How Lack of Sleep Significantly Impacts Men
Sleep problems affect everybody, and Canadians are no different. The only two countries ahead of Canada in the lack of sleep department is Ireland and The United Kingdom.
According to Statistics Canada, “…results of the 2007-to-2013 CHMS (Canadian Health Measures Survey), 43% of men and 55% of women aged 18 to 64 reported trouble going to sleep or staying asleep ‘sometimes/most of the time/all of the time’ (Table 3). This was comparable to 2005, when a higher percentage of women than men reported trouble falling asleep or staying asleep (35% versus 25%).” Read more details here.
Those who do get the recommended amount of 7-9 hours each night report their quality of sleep is, in fact, better than those who report not getting the recommended amount.
“Long working days, social and family responsibilities, irregular shift work and illness can lead to self-imposed sleep restriction,” Ryan shares.
Major health problems can also come as a result. This includes but is not limited to heart disease, high blood pressure, diabetes, and depression.
And that’s not all. Ryan addresses more problems and states, “Additional consequences of sleep disorders include a weakened immune system, impaired vigilance during tasks that require precision and attention, such as driving, and an increased risk of accidents in the workplace.”
Men Are Sleep Deprived
Though experts recommend men get the recommended 7-8 hours each night, a survey of 500 Canadian men is showing one-third are only getting 4-6.
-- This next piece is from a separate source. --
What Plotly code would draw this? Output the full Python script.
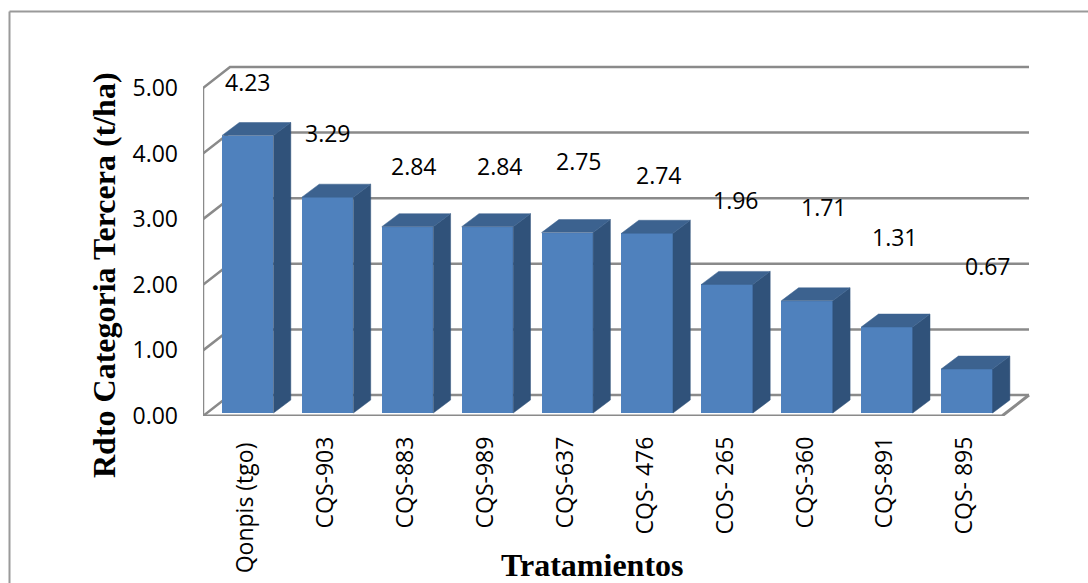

“53.9 percent have unhealthy sleeping behaviours (i.e. less than seven or more than nine hours per night).”
Studies are showing a difference in “circadian cycles” for men vs. women, meaning there are substantial biological variances between sleeping patterns for the genders.
For example, “Women’s circadian clocks are set to an earlier hour than men’s. Making them more inclined to fall asleep earlier and also to wake earlier. Women showed a stronger inclination for activity earlier in the day than men.”
Problems that Can Arise for Men
There are a few reasons for these bad sleeping habits. The president of the Canadian Men’s Health Foundation, Wayne Hartrick tells CBC there are some health issues that can affect men in particular from this problem. For one thing, they are more likely to get prostate cancer, as well as erectile dysfunction.
Technology is a big one too, says Hartrick, as it is such a stimulant and a big part of everyday life in today’s society.
The American Sleep Apnea Association shares that being a busy body can contribute to sleep issues, anxiety, and sleeping disorders men may not know they have. Even men who work during the night can develop problems with their health because of the snoozing problems that arise from their schedule.
“Sleep is not an optional biological process; our brains, bodies, even our cells, require a third of our days be spent in sleep mode. Men must sleep well if they want to stay healthy, perform well in all facets of their lives, and enjoy longevity.”
Side effects for men in particular are significant. As mentioned earlier, erectile dysfunction is a main one. This comes from distorted testosterone levels, which can be a side effect of lack of sleep.
Also resulting from low testosterone is infertility and mental health issues. Mental health affects everyone, though recent research is showing a specific connection for men.
Is There a Solution?
Yes! There are a few things that men can do to get a full nights rest! And even keep it a regular thing.
Besides the obvious ones that everybody should know by now, like avoiding technology for a while before bedtime, and not drinking caffeine after 2 or 3 in the afternoon. Though everyone is different and even have their own nightly preferences, having a dark and cooler room is also a big one to help.
Men should also try their best to avoid alcohol and smoking before going to bed. Alcohol and nicotine both make it harder for the sleeper to achieve that deep slumber.
Exercise is another big one that can help a lot. According to Men’s Journal, “Vigorous exercise led to better sleep for twice as many respondents in the National Sleep Foundation’s 2013 “Sleep in America” poll.” But for it to help your sleeping improve, it could take a few weeks of keeping to an exercise routine.
Even having a hot shower can help. The temperature change of getting out of the shower has your body producing melatonin.
An article from Men’s Health focuses on British neuroscientist Matthew Walker, and his work with “Human Sleep Science.” Some advice from him that goes beyond the classic life changes is leaving your bed.
“The worst thing you can do when you can’t sleep is to stay in bed… Just go to another room and read until you are sleepy.” This will hopefully help because, by this point, your brain will link anxiety and your bed.
He also addresses how sleep can be hard work, but people needs to keep at it.
“We need to approach sleep as we would our gym routines: to stop expecting it to be easy, or results to come quickly.” The article continues, “Banking on a restful night without examining our habits and eliminating the problems is like tackling a marathon without training – only with a whole lot more at stake.”